Melalui perahu PKB, saat itu Sufyan memang meraih suara personal signifikan. Bahkan perolehannya tercatat mengungguli perolehan suara personal beberapa caleg partai lain. Akan tetapi, aturan mengenai perolehan akumulasi suara partai tidak memungkinkan baginya untuk meraih kemenangan.
“Kegagalan itu pembelajaran bagi saya untuk berusaha lebih keras. Saya tetap konsisten di jalur yang sudah saya yakini bisa bermanfaat untuk masyarakat, sambil memperluas cakupan perjuangan,” lanjutnya.
Konsistensi pada pokok perjuangan secara logis bisa dianggap sebagai faktor utama keberhasilan. Namun di lain sisi, selalu ada hal yang tak mampu dinalarkan, tapi acap diyakini sebagai kunci sukses, yakni usaha seiring doa.
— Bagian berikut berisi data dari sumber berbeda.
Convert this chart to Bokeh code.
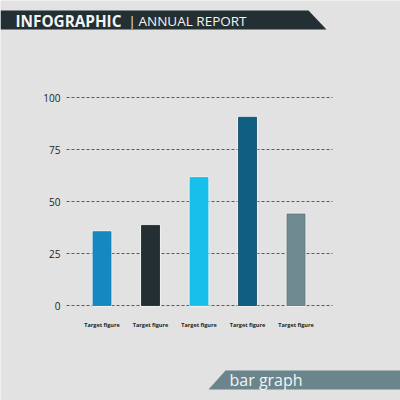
from bokeh.embed import file_html
from bokeh.resources import INLINE
from bokeh.models import PolyAnnotation, Label, FixedTicker
from bokeh.plotting import figure

categories = ["Target figure"] * 5
values = [35.5, 38.5, 61.5, 90.5, 44]
colors = ["#1588c2", "#232f33", "#16c0ea", "#105f82", "#6f8a91"]
edge_colors = ["#1380b8", "#1a2326", "#16c0ea", "#0b4a6b", "#5c757c"]
y_ticks = [0, 25, 50, 75, 100]
positions = list(range(len(values)))

BG = "#e2e2e2"
W = H = 400
PX_X = 48.5   # canvas px per category
PX_Y = 2.08   # canvas px per value unit
X0 = 101.5    # canvas x of the first category
Y0 = 305      # canvas y of value 0
GRID_L, GRID_R = (66 - X0) / PX_X, (332 - X0) / PX_X

p = figure(width=W, height=H, output_backend="svg", toolbar_location=None,
           x_range=(-X0 / PX_X, (W - X0) / PX_X),
           y_range=((Y0 - H) / PX_Y, Y0 / PX_Y),
           background_fill_color=BG, border_fill_color=BG, outline_line_color=None,
           min_border=0)

p.xgrid.visible = False
p.ygrid.visible = False
grid = p.segment(x0=[GRID_L] * len(y_ticks), x1=[GRID_R] * len(y_ticks), y0=y_ticks, y1=y_ticks,
                 line_color="#5c5c5c", line_width=1)
grid.glyph.line_dash = [3, 2]
p.vbar(x=positions, top=values, bottom=0, width=18 / PX_X, fill_color=colors,
       line_color="#ffffff", line_alpha=0.65, line_width=2.4)
p.vbar(x=positions, top=values, bottom=0, width=18 / PX_X, fill_color=colors,
       line_color=edge_colors, line_width=0.8)

ax = p.xaxis[0]
ax.fixed_location = 0
ax.ticker = FixedTicker(ticks=positions)
ax.major_label_overrides = {i: c for i, c in zip(positions, categories)}
ax.axis_line_color = None
ax.major_tick_line_color = None
ax.minor_tick_line_color = None
ax.major_label_text_font = "Open Sans"
ax.major_label_text_font_style = "bold"
ax.major_label_text_font_size = "5.5px"
ax.major_label_text_color = "#222222"
ax.major_label_standoff = 9

ay = p.yaxis[0]
ay.fixed_location = GRID_L
ay.ticker = FixedTicker(ticks=y_ticks)
ay.axis_line_color = None
ay.major_tick_line_color = None
ay.minor_tick_line_color = None
ay.major_label_text_font = "Open Sans"
ay.major_label_text_font_size = "10px"
ay.major_label_text_color = "#222222"
ay.major_label_standoff = 0

p.add_layout(PolyAnnotation(xs=[0, 308, 326, 0], ys=[H - 10, H - 10, H - 29, H - 29],
                            xs_units="screen", ys_units="screen", fill_color="#232f33", fill_alpha=1,
                            line_color=None, level="overlay"))
p.add_layout(PolyAnnotation(xs=[225, 400, 400, 208], ys=[H - 370, H - 370, H - 389, H - 389],
                            xs_units="screen", ys_units="screen", fill_color="#6b858c", fill_alpha=1,
                            line_color=None, level="overlay"))


def text(x, y, s, size, style="normal", font="Open Sans"):
    p.add_layout(Label(x=x, y=H - y, x_units="screen", y_units="screen", text=s,
                       text_font=font, text_font_size=size, text_font_style=style, text_color="#f4f4f4",
                       text_baseline="middle", text_align="left", level="overlay"))


text(15, 20, "INFOGRAPHIC", "15.3px", "bold")
text(128, 20, "|", "13px")
text(138, 20, "ANNUAL REPORT", "13.5px")
text(229, 379, "bar graph", "16px")

open("out.html", "w").write(file_html(p, INLINE))
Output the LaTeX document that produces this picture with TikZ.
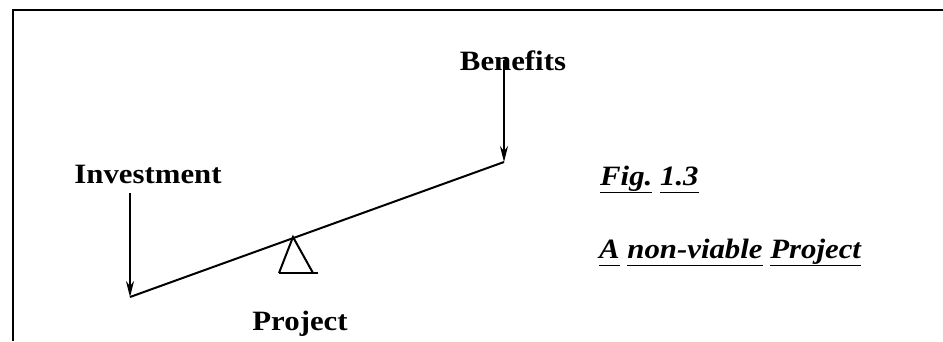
\documentclass[tikz,border=0pt]{standalone}
\usepackage{fontspec}
\setmainfont{Liberation Serif}[FakeStretch=1.1]
\usetikzlibrary{arrows.meta}
\tikzstyle{wordb}=[font=\fontsize{28}{32}\selectfont\bfseries,anchor=base,inner sep=0pt]
\tikzstyle{wordi}=[font=\fontsize{28}{32}\selectfont\bfseries\itshape,anchor=base west,inner sep=0pt]
\tikzstyle{force}=[-{Stealth[length=16pt,width=8pt]},line width=1.9pt]
\tikzstyle{beam}=[line width=2pt]
\newcommand{\ulword}[1]{\underline{#1\vphantom{gj}}}

\begin{document}
\begin{tikzpicture}[x=1pt,y=-1pt]
    \useasboundingbox (0,0) rectangle (943,341);
    \draw[line width=2.6pt] (13,341) -- (13,10) -- (943,10);

    \node[wordb] (ben) at (513,70)  {Benefits};
    \node[wordb] (inv) at (148,183) {Investment};
    \node[wordb] (prj) at (300,330) {Project};
    \node[wordi] (fig) at (600,185) {\ulword{Fig.} \ulword{1.3}};
    \node[wordi] (ttl) at (599,258) {\ulword{A} \ulword{non-viable} \ulword{Project}};

    \coordinate (bl) at (130,297);
    \coordinate (br) at (504,162);
    \coordinate (ia) at (130,193);
    \coordinate (ba) at (504,60);
    \coordinate (ft) at (293,237);
    \coordinate (fl) at (279,273);
    \coordinate (fr) at (313,273);
    \coordinate (fe) at (318,273);

    \draw[beam] (bl) -- (br);
    \draw[force] (ia) -- (bl);
    \draw[force] (ba) -- (br);
    \draw[beam] (fl) -- (ft) -- (fr);
    \draw[beam] (fl) -- (fe);
\end{tikzpicture}
\end{document}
Kembali pada realitas. Sufyan mengaku perjuangan belum tuntas sekalipun kelak resmi dilantik sebagai wakil rakyat. Tantangan masa depan menuntut solusi. Mewujudkan hal tersebut merupakan tanggungjawabnya sebagai balas kasih atas kepercayaan yang diberikan masyarakat.
“Dulu saja saat mahasiswa kita demo-demo memperjuangkan hak rakyat itu tidak dibayar loh, tapi masih sangat keras meneriakkan aspirasi rakyat. Nah, tentu tidak ada alasan bagi saya ketika sah menjadi anggota DPRD Kota Balikpapan, justru melempem membela hak-hak rakyat. Lebih-lebih ketika nanti saya digaji dari uang rakyat sebagai anggota dewan,” serunya.
Beberapa hal yang akan menjadi tugas besar sebagai legislator baginya yakni, sebagai penyambung lidah rakyat memperjuangkan aspirasi terkait persoalan kalangan petani, nelayan serta persoalan mendasar seperti pendidikan dan kesehatan.
“Sudah cukup lama masyarakat Balikpapan Timur menunggu realisasi rencana pembangunan rumah sakit di sini. Ini salah satu kebutuhan mendasar,”
“Di lain hal, peningkatan kualitas sumber daya manusia (SDM) perlu mendapat perhatian penting. Pembangunan infrastruktur memang sudah terasa, tapi harusnya sejalan juga dengan peningkatan kapasitas SDM-nya. Mengatasi ketimpangan ini perlu untuk saya perjuangkan ketika nanti sudah duduk di legislatif,” demikian Sufyan.